Short exercise: Leaving out the pictures, retype the lines from the beginning of the listing through the line containing "(hr) at (676,44)".

---------- Supplied information ----------

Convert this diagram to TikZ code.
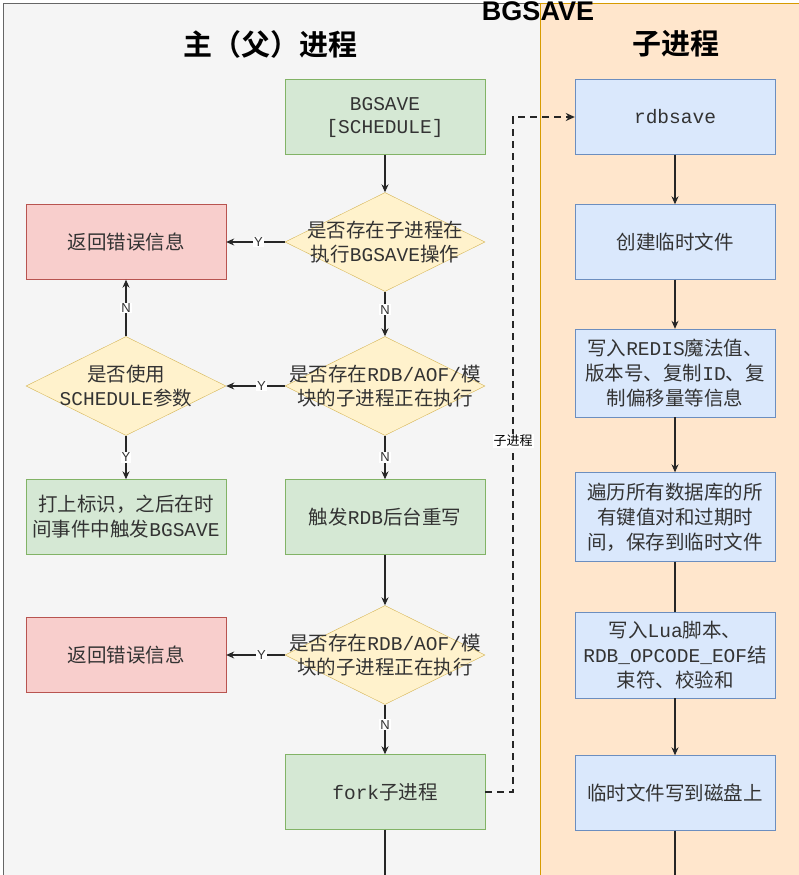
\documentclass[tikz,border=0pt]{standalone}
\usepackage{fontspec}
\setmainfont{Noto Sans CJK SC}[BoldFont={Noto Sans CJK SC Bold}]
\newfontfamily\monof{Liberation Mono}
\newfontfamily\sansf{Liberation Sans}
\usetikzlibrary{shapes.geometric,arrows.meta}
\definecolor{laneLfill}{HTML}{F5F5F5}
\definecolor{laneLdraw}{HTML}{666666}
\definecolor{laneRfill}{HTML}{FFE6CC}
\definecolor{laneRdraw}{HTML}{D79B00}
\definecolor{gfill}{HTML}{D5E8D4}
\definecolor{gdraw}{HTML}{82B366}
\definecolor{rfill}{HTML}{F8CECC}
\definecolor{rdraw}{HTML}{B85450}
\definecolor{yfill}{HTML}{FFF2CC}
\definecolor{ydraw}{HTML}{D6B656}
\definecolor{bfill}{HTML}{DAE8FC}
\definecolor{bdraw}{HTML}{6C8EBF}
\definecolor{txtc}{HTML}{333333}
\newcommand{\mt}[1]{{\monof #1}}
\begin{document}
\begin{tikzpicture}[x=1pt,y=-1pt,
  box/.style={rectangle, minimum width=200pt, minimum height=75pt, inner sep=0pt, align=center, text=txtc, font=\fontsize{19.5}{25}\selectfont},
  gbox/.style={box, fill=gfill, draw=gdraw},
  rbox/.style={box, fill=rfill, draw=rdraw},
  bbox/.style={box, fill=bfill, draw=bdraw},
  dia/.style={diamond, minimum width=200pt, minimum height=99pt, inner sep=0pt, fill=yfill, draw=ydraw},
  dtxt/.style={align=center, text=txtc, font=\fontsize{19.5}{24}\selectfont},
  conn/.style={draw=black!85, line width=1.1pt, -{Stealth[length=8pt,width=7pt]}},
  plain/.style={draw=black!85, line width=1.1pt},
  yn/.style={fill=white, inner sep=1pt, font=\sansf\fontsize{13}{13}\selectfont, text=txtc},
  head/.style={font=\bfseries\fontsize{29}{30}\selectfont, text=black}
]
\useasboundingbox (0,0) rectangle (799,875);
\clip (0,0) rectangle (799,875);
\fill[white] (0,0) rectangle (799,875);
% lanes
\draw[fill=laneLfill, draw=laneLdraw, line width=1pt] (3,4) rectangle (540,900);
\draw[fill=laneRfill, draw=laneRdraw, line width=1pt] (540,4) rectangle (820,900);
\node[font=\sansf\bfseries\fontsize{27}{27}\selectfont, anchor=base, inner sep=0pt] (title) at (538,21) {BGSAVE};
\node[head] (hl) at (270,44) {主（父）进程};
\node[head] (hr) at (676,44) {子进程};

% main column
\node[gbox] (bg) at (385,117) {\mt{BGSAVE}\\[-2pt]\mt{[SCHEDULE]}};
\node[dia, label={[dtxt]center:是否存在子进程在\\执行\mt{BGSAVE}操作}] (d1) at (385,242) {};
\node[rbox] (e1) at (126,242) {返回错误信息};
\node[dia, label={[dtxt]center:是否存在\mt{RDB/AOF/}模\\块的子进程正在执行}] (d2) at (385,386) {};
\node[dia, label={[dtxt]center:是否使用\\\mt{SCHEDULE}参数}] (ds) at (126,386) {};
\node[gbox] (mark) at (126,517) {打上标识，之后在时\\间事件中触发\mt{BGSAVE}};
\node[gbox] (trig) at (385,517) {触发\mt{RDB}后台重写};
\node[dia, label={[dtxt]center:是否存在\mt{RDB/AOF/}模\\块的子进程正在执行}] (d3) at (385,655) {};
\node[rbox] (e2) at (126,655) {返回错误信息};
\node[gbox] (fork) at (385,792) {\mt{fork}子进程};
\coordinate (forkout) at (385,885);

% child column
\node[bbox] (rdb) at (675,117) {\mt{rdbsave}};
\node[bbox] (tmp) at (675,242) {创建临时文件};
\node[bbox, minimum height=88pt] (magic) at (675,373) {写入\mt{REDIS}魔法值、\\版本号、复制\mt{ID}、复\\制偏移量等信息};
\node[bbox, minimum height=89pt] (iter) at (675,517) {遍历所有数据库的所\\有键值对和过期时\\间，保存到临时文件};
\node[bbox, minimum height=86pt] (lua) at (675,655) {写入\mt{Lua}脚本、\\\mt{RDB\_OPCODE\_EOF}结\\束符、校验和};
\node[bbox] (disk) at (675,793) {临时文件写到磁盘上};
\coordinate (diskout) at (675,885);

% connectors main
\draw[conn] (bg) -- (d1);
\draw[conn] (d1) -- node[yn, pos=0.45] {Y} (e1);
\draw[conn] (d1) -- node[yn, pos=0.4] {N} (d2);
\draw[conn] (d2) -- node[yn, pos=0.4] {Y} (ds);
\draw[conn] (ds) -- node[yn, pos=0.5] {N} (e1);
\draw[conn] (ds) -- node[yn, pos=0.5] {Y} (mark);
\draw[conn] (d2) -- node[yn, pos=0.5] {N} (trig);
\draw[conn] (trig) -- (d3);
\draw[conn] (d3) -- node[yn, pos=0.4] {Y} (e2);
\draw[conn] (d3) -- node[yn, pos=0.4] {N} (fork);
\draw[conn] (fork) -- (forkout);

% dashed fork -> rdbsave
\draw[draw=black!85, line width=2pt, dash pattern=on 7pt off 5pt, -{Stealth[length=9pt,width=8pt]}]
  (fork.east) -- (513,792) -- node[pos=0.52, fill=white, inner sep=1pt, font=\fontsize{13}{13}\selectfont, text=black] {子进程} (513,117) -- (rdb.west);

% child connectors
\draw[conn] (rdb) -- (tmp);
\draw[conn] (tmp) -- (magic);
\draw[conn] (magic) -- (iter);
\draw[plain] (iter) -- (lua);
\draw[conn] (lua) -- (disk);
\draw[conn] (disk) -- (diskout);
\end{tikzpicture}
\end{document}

----------

The result:
Convert this diagram to TikZ code.
\documentclass[tikz,border=0pt]{standalone}
\usepackage{fontspec}
\setmainfont{Noto Sans CJK SC}[BoldFont={Noto Sans CJK SC Bold}]
\newfontfamily\monof{Liberation Mono}
\newfontfamily\sansf{Liberation Sans}
\usetikzlibrary{shapes.geometric,arrows.meta}
\definecolor{laneLfill}{HTML}{F5F5F5}
\definecolor{laneLdraw}{HTML}{666666}
\definecolor{laneRfill}{HTML}{FFE6CC}
\definecolor{laneRdraw}{HTML}{D79B00}
\definecolor{gfill}{HTML}{D5E8D4}
\definecolor{gdraw}{HTML}{82B366}
\definecolor{rfill}{HTML}{F8CECC}
\definecolor{rdraw}{HTML}{B85450}
\definecolor{yfill}{HTML}{FFF2CC}
\definecolor{ydraw}{HTML}{D6B656}
\definecolor{bfill}{HTML}{DAE8FC}
\definecolor{bdraw}{HTML}{6C8EBF}
\definecolor{txtc}{HTML}{333333}
\newcommand{\mt}[1]{{\monof #1}}
\begin{document}
\begin{tikzpicture}[x=1pt,y=-1pt,
  box/.style={rectangle, minimum width=200pt, minimum height=75pt, inner sep=0pt, align=center, text=txtc, font=\fontsize{19.5}{25}\selectfont},
  gbox/.style={box, fill=gfill, draw=gdraw},
  rbox/.style={box, fill=rfill, draw=rdraw},
  bbox/.style={box, fill=bfill, draw=bdraw},
  dia/.style={diamond, minimum width=200pt, minimum height=99pt, inner sep=0pt, fill=yfill, draw=ydraw},
  dtxt/.style={align=center, text=txtc, font=\fontsize{19.5}{24}\selectfont},
  conn/.style={draw=black!85, line width=1.1pt, -{Stealth[length=8pt,width=7pt]}},
  plain/.style={draw=black!85, line width=1.1pt},
  yn/.style={fill=white, inner sep=1pt, font=\sansf\fontsize{13}{13}\selectfont, text=txtc},
  head/.style={font=\bfseries\fontsize{29}{30}\selectfont, text=black}
]
\useasboundingbox (0,0) rectangle (799,875);
\clip (0,0) rectangle (799,875);
\fill[white] (0,0) rectangle (799,875);
% lanes
\draw[fill=laneLfill, draw=laneLdraw, line width=1pt] (3,4) rectangle (540,900);
\draw[fill=laneRfill, draw=laneRdraw, line width=1pt] (540,4) rectangle (820,900);
\node[font=\sansf\bfseries\fontsize{27}{27}\selectfont, anchor=base, inner sep=0pt] (title) at (538,21) {BGSAVE};
\node[head] (hl) at (270,44) {主（父）进程};
\node[head] (hr) at (676,44) {子进程};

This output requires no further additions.